New York Stewart International Airport may serve an increasingly important role in the movement of air cargo in the region. Recent trends show substantial growth in freight traffic at Stewart Airport, primarily due to shipments by UPS and FedEx. In 2019, Stewart handled over 22,600 tons of freight. Mail freight at Stewart increased from zero tons in 2018 to 18,000 tons in 2019.

To accommodate this expected growth, we will need to maintain and improve freight connections between Stewart Airport and Dutchess County.

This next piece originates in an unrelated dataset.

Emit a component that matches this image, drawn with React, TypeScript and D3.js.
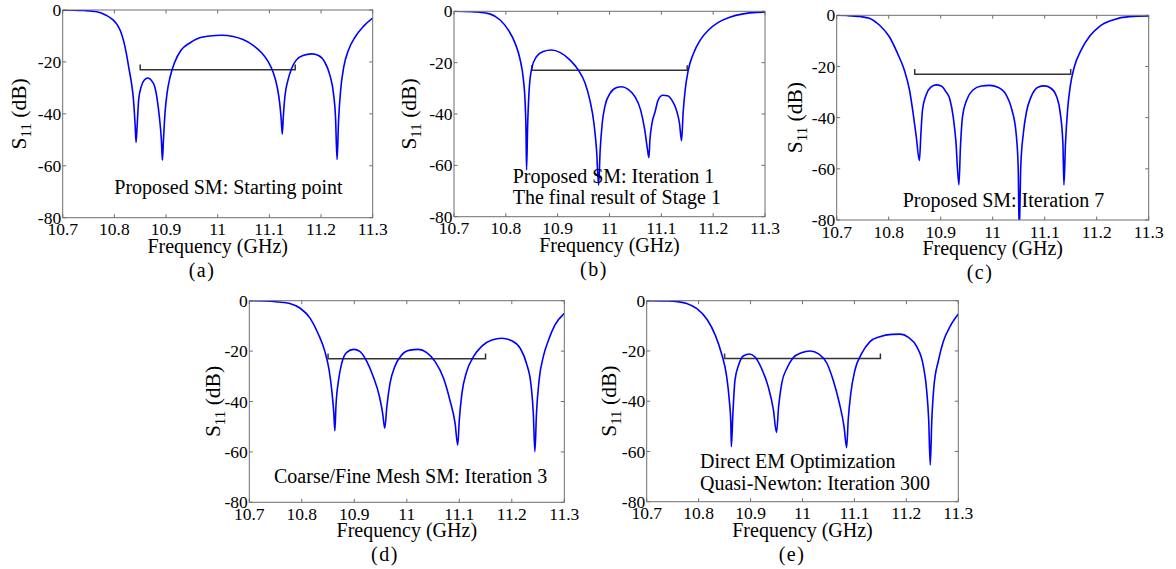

Dutchess County’s Hudson Valley Regional Airport could potentially serve as a smaller-scale freight hub for drones or small aircraft. The feasibility of this will depend on maintaining and improving the local road network and considering impacts to adjacent residential areas and environmental assets. Privately-owned public-use airports could also potentially serve as small-scale freight hubs.

 

Source: Port Authority of New York and New Jersey

Trend 4. Potential for autonomous freight and unmanned delivery vehicles

Freight is an obvious candidate for the introduction of autonomous vehicles (AVs), and some companies are developing AV technology for their fleets. This includes driverless trucks and delivery vehicles, which are already being tested on the nation’s roads. AV technology is also being explored for freight trains, cargo ships, and drones. It will be important to monitor these trends, understand best practices, and identify potential locations for testing autonomous freight technology. See our Technological Trends section for more on AVs.

Our Role

Freight will become an increasingly local issue in the future, raising concerns and challenges for our communities. It is important for us to understand freight-related trends and our role in addressing the challenges they bring. Based on what we’ve learned about future freight trends, our role could include the following:

  • Develop a regional freight plan with Orange and Ulster counties, including an analysis of future access needs for New York Stewart International Airport.
  • Work with our partner agencies to convene a countywide freight summit with elected officials, freight operators, and affected businesses.
  • Monitor pavement and bridge conditions on key truck routes and local streets used for deliveries and prioritize needed maintenance and improvement projects.
  • Analyze travel time reliability on key truck routes and recommend potential improvements, including appropriate technologies to better manage incidents and re-route trucks to the best routes.
  • Gather and analyze data on local delivery trips and traffic, help municipalities plan for local delivery and curb space, and suggest ways for municipalities to work with delivery companies on solutions to traffic impacts.
  • Monitor trends in autonomous freight/deliveries, understand best practices, and identify potential locations for autonomous freight technology testing.
  • Work with County Public Works to understand plans for the Hudson Valley Regional Airport and potential transportation issues.